En treillis de camouflage et béret rouge, le lieutenant-colonel Barry s’est installé en tribune, et deux officiers supérieurs au premier rang. Tous trois ont quitté la salle une demi-heure plus tard. "Des contingences opérationnelles ne nous ont pas permis de dégager du temps", a expliqué aux journalistes le colonel Barry en sortant, ajoutant être seulement venu "encourager" les travaux.
Selon plusieurs délégués de la société civile, l’officier a cependant fait un discours "encourageant", répétant avec force que l’armée n’avait pas l’intention de conserver le pouvoir. "Les choses ne peuvent plus être comme avant. Le peuple burkinabè est entré dans l’Histoire, l’armée burkinabè doit aussi entrer dans l’Histoire", a déclaré le colonel, s’attirant des applaudissements, selon un participant.
Une manière de dire que le temps des putschs et des juntes militaires est fini pour le Burkina Faso, petit pays sahélien théâtre d’une succession de coups d’Etat militaires depuis 1966.
Le portrait du "beau Blaise" décroché
En partant, le lieutenant-colonel Barry a confirmé qu’une réunion de synthèse aurait lieu dans les "jours à venir" avec l’opposition et la société civile. Il n’a pas précisé si le camp de l’ex-président Compaoré y participerait, alors qu’une large frange de l’opposition et de la société civile refuse de siéger à la même table que ses représentants et écarte jusqu’ici toute participation de "l’ex-majorité" à la transition.
Le sujet est une possible pierre d’achoppement avec l’armée.

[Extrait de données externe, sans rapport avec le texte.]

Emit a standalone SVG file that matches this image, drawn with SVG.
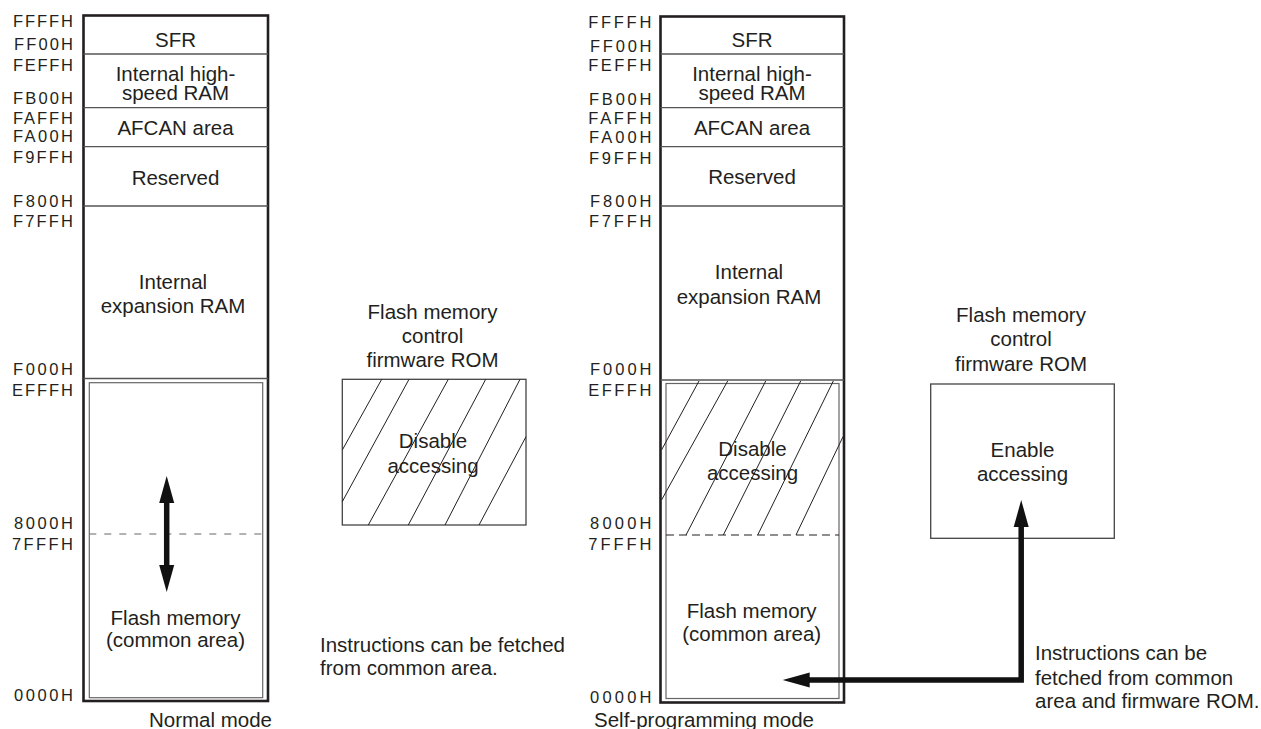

Aucun nom n’a pour l’heure été avancé publiquement pour prendre la "présidence de la transition". Le grand portrait de Blaise Compaoré trônant dans le hall d’entrée du bâtiment accueillant des travaux était décroché, ne laissant voir que le crochet le supportant habituellement.

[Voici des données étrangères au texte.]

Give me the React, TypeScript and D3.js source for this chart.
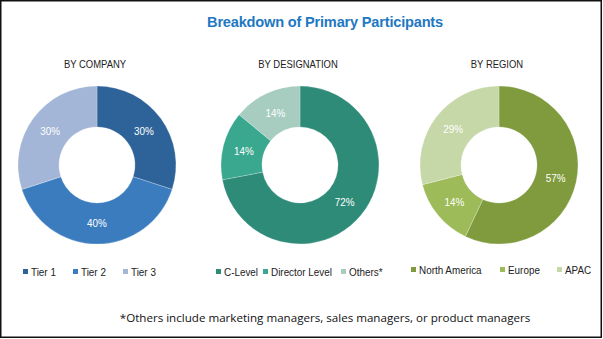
import React from "react";
import * as d3 from "d3";

const companyLabels = ["Tier 1", "Tier 2", "Tier 3"];
const companyValues = [30, 40, 30];
const companyColors = ["#2E6399", "#3B7CBF", "#A3B6D7"];

const designationLabels = ["C-Level", "Director Level", "Others*"];
const designationValues = [72, 14, 14];
const designationColors = ["#2E8B78", "#3AA88E", "#A6CDBF"];

const regionLabels = ["North America", "Europe", "APAC"];
const regionValues = [57, 14, 29];
const regionColors = ["#7F9B3D", "#9DBB58", "#C6D8A8"];

const title = "Breakdown of Primary Participants";
const footnote = "*Others include marketing managers, sales managers, or product managers";

const panels = [
  { title: "BY COMPANY", labels: companyLabels, values: companyValues, colors: companyColors, cx: 97, legendX: [23, 73, 123], legendY: 276 },
  { title: "BY DESIGNATION", labels: designationLabels, values: designationValues, colors: designationColors, cx: 300, legendX: [216, 263, 341], legendY: 276 },
  { title: "BY REGION", labels: regionLabels, values: regionValues, colors: regionColors, cx: 499, legendX: [411, 500, 557], legendY: 274 },
];

const sans = "'Liberation Sans', Arial, sans-serif";

function Narrow({ x, y, anchor = "start", fill = "#222", size = 11, children }: any) {
  return (
    <text
      transform={`translate(${x},${y}) scale(0.86,1)`}
      textAnchor={anchor}
      fontFamily={sans}
      fontSize={size}
      fill={fill}
    >
      {children}
    </text>
  );
}

function Donut({ p }: { p: typeof panels[number] }) {
  const cy = 165;
  const outer = 79;
  const inner = 38;
  const pie = d3.pie<number>().sort(null).value((d) => d);
  const arcs = pie(p.values);
  const arc = d3.arc<d3.PieArcDatum<number>>().innerRadius(inner).outerRadius(outer);
  const labelArc = d3.arc<d3.PieArcDatum<number>>().innerRadius(58).outerRadius(58);
  return (
    <g>
      <Narrow x={p.cx - 2} y={68} anchor="middle" size={11}>
        {p.title}
      </Narrow>
      <g transform={`translate(${p.cx},${cy})`}>
        {arcs.map((a, i) => (
          <path key={i} d={arc(a) || ""} fill={p.colors[i]} stroke="#ffffff" strokeWidth={0.4} strokeOpacity={0.6} />
        ))}
        {arcs.map((a, i) => {
          const [x, y] = labelArc.centroid(a);
          return (
            <Narrow key={i} x={x} y={y + 4} anchor="middle" fill="#ffffff" size={11.5}>
              {p.values[i]}%
            </Narrow>
          );
        })}
      </g>
      {p.labels.map((l, i) => (
        <g key={i}>
          <rect x={p.legendX[i]} y={p.legendY - 7} width={5} height={5} fill={p.colors[i]} />
          <Narrow x={p.legendX[i] + 8} y={p.legendY} size={11.5}>
            {l}
          </Narrow>
        </g>
      ))}
    </g>
  );
}

export default function App() {
  return (
    <svg width={603} height={339} style={{ position: "absolute", left: 0, top: 0, background: "#fff" }}>
      <rect x={0.75} y={0.75} width={600.5} height={336.5} fill="#fff" stroke="#111" strokeWidth={1.5} />
      <text x={325} y={27} textAnchor="middle" fontFamily={sans} fontWeight="bold" fontSize={14.6} fill="#1E78C2" letterSpacing={-0.2}>
        {title}
      </text>
      {panels.map((p, i) => (
        <Donut key={i} p={p} />
      ))}
      <text x={325} y={322} textAnchor="middle" fontFamily="'Open Sans', 'Noto Sans', sans-serif" fontSize={11.6} fill="#111">
        {footnote}
      </text>
    </svg>
  );
}
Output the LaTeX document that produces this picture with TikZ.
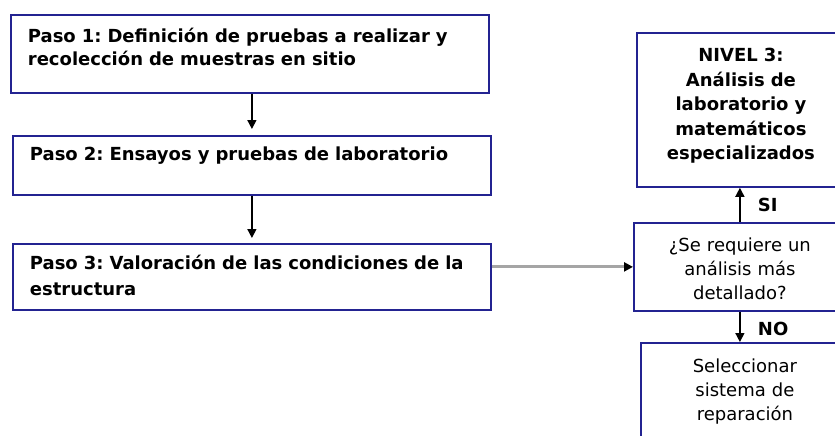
\documentclass[tikz,border=0pt]{standalone}
\usepackage{fontspec}
\setmainfont{DejaVu Sans}
\usetikzlibrary{arrows.meta}
\definecolor{azul}{RGB}{35,35,145}
\definecolor{grisflecha}{RGB}{165,165,165}
\tikzset{
  caja/.style={draw=azul, line width=1.8pt, anchor=north west, inner ysep=0pt},
  paso/.style={caja, text width=444pt, inner xsep=17pt, align=left,
    font=\frenchspacing\bfseries\fontsize{18}{23}\selectfont},
  nivel/.style={caja, text width=190pt, inner xsep=9pt, align=center,
    font=\fontsize{18}{24}\selectfont},
  etiqueta/.style={right=14pt, font=\bfseries\fontsize{18}{20}\selectfont},
  flecha/.style={-{Triangle[length=9pt,width=9pt]}, line width=1.5pt}
}
\begin{document}
\begin{tikzpicture}[x=1pt,y=-1pt] %Diagrama de niveles de evaluacion
    \useasboundingbox (0,0) rectangle (835,436);
    \clip (0,0) rectangle (835,436);

    \coordinate (P1) at (10,14);
    \coordinate (P2) at (12,135);
    \coordinate (P3) at (12,243);
    \coordinate (N3) at (636,32);
    \coordinate (Q) at (633,222);
    \coordinate (R) at (640,342);

    \node[paso, text height=28pt, text depth=50pt] (paso1) at (P1)
        {Paso 1: Definición de pruebas a realizar y\\recolección de muestras en sitio};
    \node[paso, text height=25pt, text depth=34pt] (paso2) at (P2)
        {Paso 2: Ensayos y pruebas de laboratorio};
    \node[paso, text height=26pt, text depth=40pt,
          font=\frenchspacing\bfseries\fontsize{18}{26}\selectfont] (paso3) at (P3)
        {Paso 3: Valoración de las condiciones de la\\estructura};

    \node[nivel, minimum width=208pt, text height=29pt, text depth=125pt,
          font=\bfseries\fontsize{18}{24.5}\selectfont] (nivel3) at (N3)
        {NIVEL 3:\\Análisis de\\laboratorio y\\matemáticos\\especializados};
    \node[nivel, minimum width=212pt, text height=29pt, text depth=59pt] (pregunta) at (Q)
        {¿Se requiere un\\análisis más\\detallado?};
    \node[nivel, minimum width=204pt, text height=30pt, text depth=68pt] (reparar) at (R)
        {Seleccionar\\sistema de\\reparación};

    \draw[flecha, shorten >=6pt] (paso1.south -| paso2.north) -- (paso2.north);
    \draw[flecha, shorten >=5pt] (paso2) -- (paso3);
    \draw[draw=grisflecha, line width=3pt, -{Triangle[length=9pt,width=9pt,color=black]}]
        (paso3.east |- pregunta.west) -- (pregunta.west);
    \draw[flecha] (pregunta.north) -- node[etiqueta] {SI} (nivel3.south -| pregunta.north);
    \draw[flecha] (pregunta.south) -- node[etiqueta, yshift=-2pt] {NO} (reparar.north -| pregunta.south);
\end{tikzpicture}
\end{document}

A Ziniaré, la ville natale de Blaise Campaoré, les langues commencent à se délier pour dénoncer le clanisme familial du président déchu. Sur le plan diplomatique, Washington, proche allié du Burkina, a maintenu la pression, la sous-secrétaire d’Etat adjointe américaine pour l’Afrique, Bisa Williams, rencontrant samedi à Ouagadougou le lieutenant-colonel Zida.
"Nous comptons sur le respect de la promesse (faite) de mettre en place un gouvernement de transition qui soit géré par un civil et qui soit démocratique (…) dans un court délai", a-t-elle déclaré, en français, aux journalistes.
Les Etats-Unis et la France sont les deux principaux alliés et bailleurs du Burkina, pays pauvre de 17 millions d’habitants sans pétrole ni minerais stratégiques.
Les acteurs de la crise ont déjà convenu mercredi que la transition durerait un an et qu’elle sera dirigée par une personnalité civile, jusqu’à des élections présidentielle et législatives d’ici à novembre 2015.
Blaise Compaoré, en exil doré en Côte d’Ivoire, a accusé, dans une interview à Jeune Afrique, l’opposition d’avoir comploté depuis longtemps avec l’armée pour le renverser. Il n’a toutefois pas voulu admettre que son entêtement à rester au pouvoir en cherchant à modifier la Constitution pour briguer un nouveau mandat lui a été fatal.